CHALLENGE: Pictures excluded, return the lines below from the first through the line holding "60, 70, 80];".
= = = = = = =
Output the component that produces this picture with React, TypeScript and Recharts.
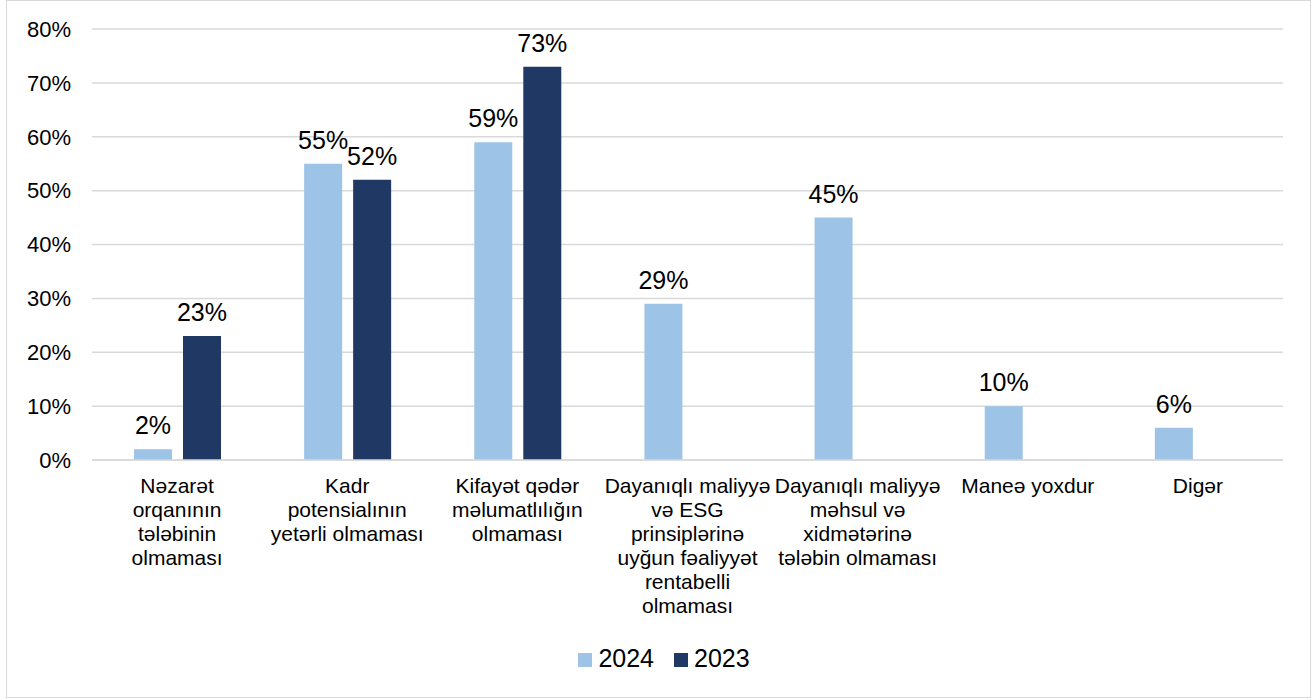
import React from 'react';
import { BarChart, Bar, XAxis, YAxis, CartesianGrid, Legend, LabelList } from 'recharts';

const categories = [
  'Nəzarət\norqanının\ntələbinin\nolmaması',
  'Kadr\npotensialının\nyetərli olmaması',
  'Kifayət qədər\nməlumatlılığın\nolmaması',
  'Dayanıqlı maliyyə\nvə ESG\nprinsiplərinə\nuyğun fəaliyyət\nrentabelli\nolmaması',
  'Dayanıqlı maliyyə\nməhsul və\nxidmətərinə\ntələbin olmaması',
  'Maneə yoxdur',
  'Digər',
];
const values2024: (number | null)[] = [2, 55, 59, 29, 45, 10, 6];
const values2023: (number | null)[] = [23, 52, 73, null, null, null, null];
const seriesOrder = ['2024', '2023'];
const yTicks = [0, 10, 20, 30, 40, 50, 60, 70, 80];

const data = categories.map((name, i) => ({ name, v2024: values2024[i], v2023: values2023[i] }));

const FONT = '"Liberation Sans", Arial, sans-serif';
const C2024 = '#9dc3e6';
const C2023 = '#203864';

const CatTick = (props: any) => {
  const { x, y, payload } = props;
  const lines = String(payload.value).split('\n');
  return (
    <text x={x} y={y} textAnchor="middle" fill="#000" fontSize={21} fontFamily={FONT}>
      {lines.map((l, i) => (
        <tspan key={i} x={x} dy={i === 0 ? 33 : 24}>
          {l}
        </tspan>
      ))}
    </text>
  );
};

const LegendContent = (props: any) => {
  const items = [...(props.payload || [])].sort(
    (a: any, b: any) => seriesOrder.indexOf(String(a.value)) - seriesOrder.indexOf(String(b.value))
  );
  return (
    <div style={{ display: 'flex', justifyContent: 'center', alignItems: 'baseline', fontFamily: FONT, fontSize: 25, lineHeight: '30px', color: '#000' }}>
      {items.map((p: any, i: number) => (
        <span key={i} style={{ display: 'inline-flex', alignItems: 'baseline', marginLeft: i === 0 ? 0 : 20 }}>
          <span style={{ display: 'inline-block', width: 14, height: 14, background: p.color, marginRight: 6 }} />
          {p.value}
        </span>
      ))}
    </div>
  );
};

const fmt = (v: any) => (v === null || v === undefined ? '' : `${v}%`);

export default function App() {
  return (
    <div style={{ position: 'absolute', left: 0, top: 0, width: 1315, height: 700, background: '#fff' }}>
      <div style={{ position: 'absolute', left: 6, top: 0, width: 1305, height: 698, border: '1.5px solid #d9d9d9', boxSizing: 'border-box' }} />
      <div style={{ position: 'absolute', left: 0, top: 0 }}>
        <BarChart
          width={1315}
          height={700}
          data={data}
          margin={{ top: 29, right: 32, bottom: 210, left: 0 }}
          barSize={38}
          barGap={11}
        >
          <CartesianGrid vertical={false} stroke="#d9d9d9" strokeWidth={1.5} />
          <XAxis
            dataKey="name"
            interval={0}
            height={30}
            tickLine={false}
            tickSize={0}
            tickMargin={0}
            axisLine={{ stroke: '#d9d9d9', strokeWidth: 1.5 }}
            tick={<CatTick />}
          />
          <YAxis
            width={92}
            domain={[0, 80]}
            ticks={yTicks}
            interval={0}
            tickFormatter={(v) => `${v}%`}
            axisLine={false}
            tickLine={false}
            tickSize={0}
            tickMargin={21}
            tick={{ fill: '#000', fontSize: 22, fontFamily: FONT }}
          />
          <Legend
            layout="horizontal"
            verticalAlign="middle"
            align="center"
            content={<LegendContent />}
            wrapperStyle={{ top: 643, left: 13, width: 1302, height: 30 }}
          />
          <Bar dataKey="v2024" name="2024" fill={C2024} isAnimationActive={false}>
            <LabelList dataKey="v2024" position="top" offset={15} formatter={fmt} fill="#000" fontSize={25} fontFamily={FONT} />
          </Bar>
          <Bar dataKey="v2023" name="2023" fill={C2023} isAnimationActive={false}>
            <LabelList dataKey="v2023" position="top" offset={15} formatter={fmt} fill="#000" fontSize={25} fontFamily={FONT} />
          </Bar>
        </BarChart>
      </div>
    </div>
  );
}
= = = = = = =
EXPECTED OUTPUT:
Output the component that produces this picture with React, TypeScript and Recharts.
import React from 'react';
import { BarChart, Bar, XAxis, YAxis, CartesianGrid, Legend, LabelList } from 'recharts';

const categories = [
  'Nəzarət\norqanının\ntələbinin\nolmaması',
  'Kadr\npotensialının\nyetərli olmaması',
  'Kifayət qədər\nməlumatlılığın\nolmaması',
  'Dayanıqlı maliyyə\nvə ESG\nprinsiplərinə\nuyğun fəaliyyət\nrentabelli\nolmaması',
  'Dayanıqlı maliyyə\nməhsul və\nxidmətərinə\ntələbin olmaması',
  'Maneə yoxdur',
  'Digər',
];
const values2024: (number | null)[] = [2, 55, 59, 29, 45, 10, 6];
const values2023: (number | null)[] = [23, 52, 73, null, null, null, null];
const seriesOrder = ['2024', '2023'];
const yTicks = [0, 10, 20, 30, 40, 50, 60, 70, 80];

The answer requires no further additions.